Piperade is a typical Basque dish consisting of onions, bell peppers, tomatoes and piment d’Espelette.
In the southernmost part of Nouvelle-Aquitaine, Basque Country is an area of rugged landscapes with its own distinct culture and cherished traditions. The region’s cuisine is rustic and full of robust flavors, influenced by Spain to the south. Colorful regional dishes include poulet basquaise and piperade, both generously seasoned with piment d’Espelette, one of my favorite condiments. In fact, every trip down south sees me stocking up on a generous supply. It adds such a wonderful depth of flavor to so many dishes, especially those with tomatoes.
If you happen to be in the village of Espelette in the late summer, you will surely notice the bunches of the bright red peppers as they decoratively hang to dry from the facades of houses before being ground into this delicately spicy condiment.
REFLECTION OF THE FLAG
Piperade is a country dish that features tomatoes, onions and green peppers: colors that reflect the Basque flag. There are so many ways to make it… and there is enough to argue about when it comes to what we can call the ‘authentic’ version. The following recipe is based on the way I saw a lovely granny make it in her modest, little kitchen in Espelette. The only difference is that she added Bayonne ham (a regional speciality), and that her vegetables were certainly much better than mine.
I like to serve this dish as a brunch or light lunch, with plenty of bread and a fragrant, chilled Bergerac rosé.
NOTE: I served the piperade in what may very well be one of the most beautiful dishes I own! The handmade detailing on the handles of the Revol round eared egg dish adds a nostalgic French touch. Eating from these dishes (which are also perfect for crème brûlées and gratins) makes me feel as though I’m eating at a quaint bouchon in Lyon!
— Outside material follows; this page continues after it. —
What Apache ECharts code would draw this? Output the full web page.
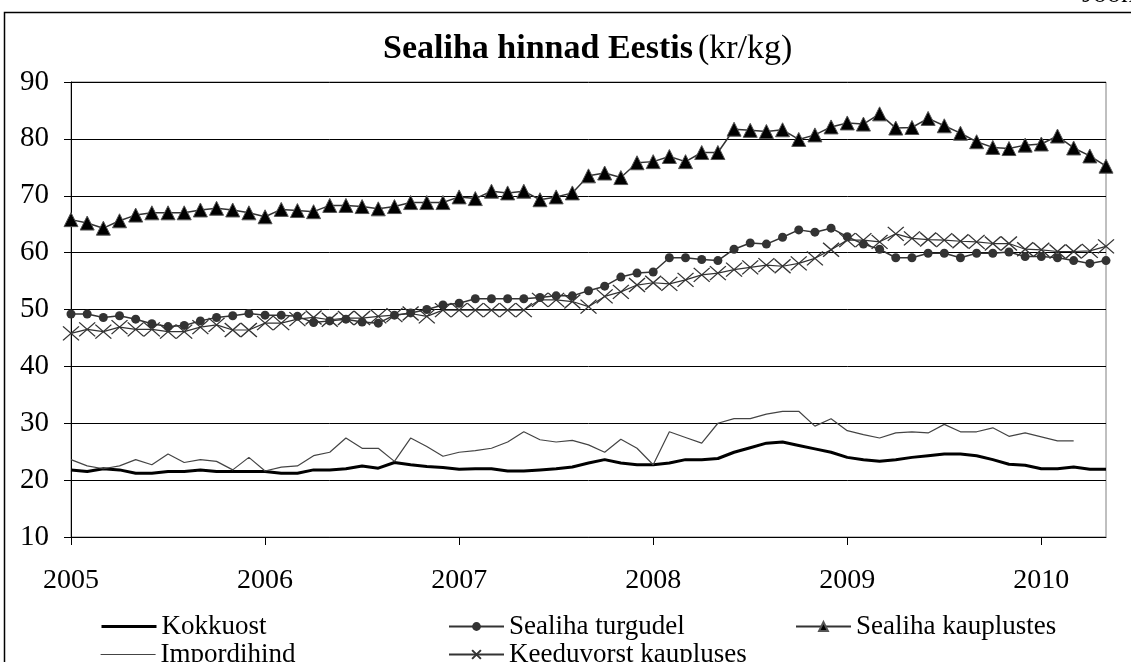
<!DOCTYPE html>
<html>
<head>
<meta charset="utf-8">
<script src="https://cdn.jsdelivr.net/npm/echarts@6/dist/echarts.min.js"></script>
<style>
  html, body { margin: 0; padding: 0; background: #fff; }
  #chart { width: 1131px; height: 662px; }
</style>
</head>
<body>
<div id="chart"></div>
<script>
// kuud jaan 2005 .. mai 2010
const years = ['2005', '2006', '2007', '2008', '2009', '2010']
const months = []
for (let y = 2005; y <= 2010; y++) {
  for (let m = 1; m <= 12; m++) {
    if (y === 2010 && m > 5) break
    months.push(y + '-' + (m < 10 ? '0' + m : m))
  }
}

const kokkuost = [
  21.8, 21.5, 22.0, 21.8, 21.2, 21.2, 21.5, 21.5, 21.8, 21.5, 21.5, 21.5,
  21.5, 21.2, 21.2, 21.8, 21.8, 22.0, 22.5, 22.1, 23.1, 22.7, 22.4, 22.2,
  21.9, 22.0, 22.0, 21.6, 21.6, 21.8, 22.0, 22.3, 23.0, 23.6, 23.0, 22.7,
  22.7, 23.0, 23.6, 23.6, 23.8, 24.9, 25.7, 26.5, 26.7, 26.1, 25.5, 24.9,
  24.0, 23.6, 23.3, 23.6, 24.0, 24.3, 24.6, 24.6, 24.3, 23.6, 22.8, 22.6,
  22.0, 22.0, 22.3, 21.9, 21.9
]
const impordihind = [
  23.6, 22.5, 22.0, 22.5, 23.6, 22.7, 24.6, 23.1, 23.6, 23.3, 21.8, 24.0,
  21.6, 22.3, 22.5, 24.3, 24.9, 27.4, 25.6, 25.6, 23.3, 27.4, 25.9, 24.2,
  24.9, 25.2, 25.6, 26.7, 28.5, 27.1, 26.7, 27.0, 26.2, 24.9, 27.2, 25.6,
  22.7, 28.5, 27.5, 26.5, 30.0, 30.8, 30.8, 31.6, 32.1, 32.1, 29.5, 30.8,
  28.7, 28.0, 27.4, 28.3, 28.5, 28.3, 29.8, 28.5, 28.5, 29.2, 27.7, 28.3,
  27.6, 26.9, 26.9, null, null
]
const sealihaTurgudel = [
  49.2, 49.2, 48.6, 48.9, 48.3, 47.5, 47.0, 47.2, 48.0, 48.6, 48.9, 49.3,
  49.0, 49.0, 48.8, 47.7, 48.0, 48.3, 47.8, 47.6, 49.0, 49.4, 50.0, 50.8,
  51.1, 51.9, 51.9, 51.9, 51.9, 52.1, 52.4, 52.4, 53.3, 54.1, 55.7, 56.4,
  56.6, 59.1, 59.1, 58.8, 58.6, 60.6, 61.7, 61.5, 62.7, 64.0, 63.6, 64.3,
  62.8, 61.5, 60.6, 59.1, 59.1, 59.9, 59.9, 59.1, 59.9, 59.9, 60.1, 59.3,
  59.3, 59.1, 58.6, 58.1, 58.6
]
const keeduvorst = [
  45.8, 46.5, 46.1, 46.9, 46.5, 46.5, 46.1, 46.1, 46.9, 47.3, 46.4, 46.4,
  47.6, 47.6, 48.3, 48.6, 48.2, 48.5, 48.5, 48.8, 49.0, 49.3, 48.8, 49.9,
  49.9, 49.9, 49.9, 49.9, 49.9, 51.7, 51.7, 51.4, 50.5, 52.3, 53.1, 54.3,
  54.7, 54.5, 55.2, 56.1, 56.4, 57.0, 57.4, 57.8, 57.6, 58.1, 59.0, 60.5,
  62.2, 62.2, 61.9, 63.3, 62.5, 62.3, 62.2, 62.0, 61.9, 61.6, 61.6, 60.6,
  60.5, 60.2, 60.2, 60.3, 61.1
]
const sealihaKauplustes = [
  65.8, 65.2, 64.3, 65.6, 66.6, 67.0, 67.0, 67.0, 67.5, 67.8, 67.5, 67.0,
  66.3, 67.6, 67.4, 67.2, 68.3, 68.3, 68.1, 67.7, 68.1, 68.8, 68.8, 68.8,
  69.8, 69.5, 70.8, 70.5, 70.8, 69.3, 69.8, 70.5, 73.5, 74.0, 73.2, 75.8,
  76.0, 76.9, 76.0, 77.6, 77.6, 81.7, 81.5, 81.3, 81.6, 79.9, 80.7, 82.1,
  82.8, 82.6, 84.4, 81.9, 82.0, 83.6, 82.3, 81.0, 79.5, 78.5, 78.3, 78.9,
  79.1, 80.5, 78.4, 77.0, 75.2
]

const font = "'Liberation Serif', 'Times New Roman', serif"
const crossPath = 'path://M0,0L16,14M16,0L0,14'

const chart = echarts.init(document.getElementById('chart'))

// üks legend iga kirje kohta, et paigutus oleks nagu originaalis
const legendAt = (item, left, top) => ({
  data: [item],
  left: left,
  top: top,
  itemWidth: 55,
  itemHeight: 11,
  padding: 0,
  textStyle: { fontFamily: font, fontSize: 27, color: '#000' }
})
// ilma markerita joon legendis
const plainLine = (name, w) => ({ name: name, itemStyle: { opacity: 0 }, lineStyle: { width: w } })

chart.setOption({
  animation: false,
  title: {
    left: 378,
    top: 27,
    text: '{b|Sealiha hinnad Eestis} {n|(kr/kg)}',
    textStyle: {
      rich: {
        b: { fontFamily: font, fontSize: 34, fontWeight: 'bold', color: '#000' },
        n: { fontFamily: font, fontSize: 34, fontWeight: 'normal', color: '#000' }
      }
    }
  },
  graphic: [
    {
      type: 'rect',
      shape: { x: 4.5, y: 12.5, width: 1200, height: 700 },
      style: { fill: 'none', stroke: '#000', lineWidth: 1.5 }
    },
    {
      type: 'text',
      left: 1082,
      top: -19,
      style: { text: 'Joonis', font: '28px ' + font, fill: '#000' }
    }
  ],
  legend: [
    legendAt(plainLine('Kokkuost', 3), 100, 613),
    legendAt('Sealiha turgudel', 448, 613),
    legendAt('Sealiha kauplustes', 795, 613),
    legendAt(plainLine('Impordihind', 1.2), 100, 641),
    legendAt('Keeduvorst kaupluses', 448, 641)
  ],
  grid: {
    left: 71,
    right: 25,
    top: 82,
    bottom: 125,
    show: true,
    borderColor: '#808080',
    borderWidth: 1
  },
  xAxis: {
    type: 'category',
    data: months,
    boundaryGap: false,
    axisLine: { lineStyle: { color: '#000', width: 1 } },
    axisTick: {
      interval: (i) => i % 12 === 0,
      length: 8,
      lineStyle: { color: '#000' }
    },
    axisLabel: {
      interval: (i) => i % 12 === 0,
      formatter: (v, i) => years[Math.floor(i / 12)],
      margin: 30,
      fontFamily: font,
      fontSize: 28,
      color: '#000'
    },
    splitLine: { show: false }
  },
  yAxis: {
    type: 'value',
    min: 10,
    max: 90,
    interval: 10,
    axisLine: { show: true, lineStyle: { color: '#000', width: 1 } },
    axisTick: { show: true, length: 7, lineStyle: { color: '#000' } },
    axisLabel: { margin: 22, fontFamily: font, fontSize: 29, color: '#000' },
    splitLine: { lineStyle: { color: '#000', width: 1 } }
  },
  series: [
    {
      name: 'Kokkuost',
      type: 'line',
      data: kokkuost,
      symbol: 'none',
      lineStyle: { color: '#000', width: 3 },
      itemStyle: { color: '#000' }
    },
    {
      name: 'Impordihind',
      type: 'line',
      data: impordihind,
      symbol: 'none',
      lineStyle: { color: '#444', width: 1.2 },
      itemStyle: { color: '#444' }
    },
    {
      name: 'Sealiha turgudel',
      type: 'line',
      data: sealihaTurgudel,
      symbol: 'circle',
      symbolSize: 9,
      showAllSymbol: true,
      lineStyle: { color: '#333', width: 1.5 },
      itemStyle: { color: '#333' }
    },
    {
      name: 'Keeduvorst kaupluses',
      type: 'line',
      data: keeduvorst,
      symbol: crossPath,
      symbolSize: [16, 14],
      showAllSymbol: true,
      lineStyle: { color: '#333', width: 1.2 },
      itemStyle: { color: 'none', borderColor: '#333', borderWidth: 1.3 }
    },
    {
      name: 'Sealiha kauplustes',
      type: 'line',
      data: sealihaKauplustes,
      symbol: 'triangle',
      symbolSize: 14,
      showAllSymbol: true,
      lineStyle: { color: '#333', width: 1.5 },
      itemStyle: { color: '#000', borderColor: '#555', borderWidth: 1 }
    }
  ]
})
</script>
</body>
</html>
Also shown are the Picardie marine blue tumblers. The iconic glasses are durable and also great for serving wine and even hot drinks. I love to use them for my lattes, too!
- 3 medium tomatoes
- 2 tbsps olive oil
- 1 large onion, halved and thinly sliced
- 2 cloves of garlic, thinly sliced
- 1 green bell pepper, halved, deseeded and thinly sliced
- 1 tsp piment d’Espelette
- Fine sea salt & freshly cracked pepper
- 2 large eggs
Using a sharp knife. make a small cross on the bottom of the tomatoes and submerge in boiling water for 2 minutes or until their skins begin to come loose. Rinse with cold water, remove the skins and cores and chop. Heat the olive oil in a small frying pan and gently sweat the onion for 10 minutes until soft. Add in the garlic and peppers and continue to cook for 5 minutes. Add the chopped tomatoes and season with piment d’Espelette and salt. Cook over a medium heat for about 9 minutes. In the meantime, preheat the oven to 190°C. Transfer the mixture to two 18cm ovenproof dishes. Make a small well in the center, crack in the egg and season with salt and pepper. Bake for 8 minutes. The eggs should still be quite runny. Remove from the oven and stir the egg through the vegetables before eating.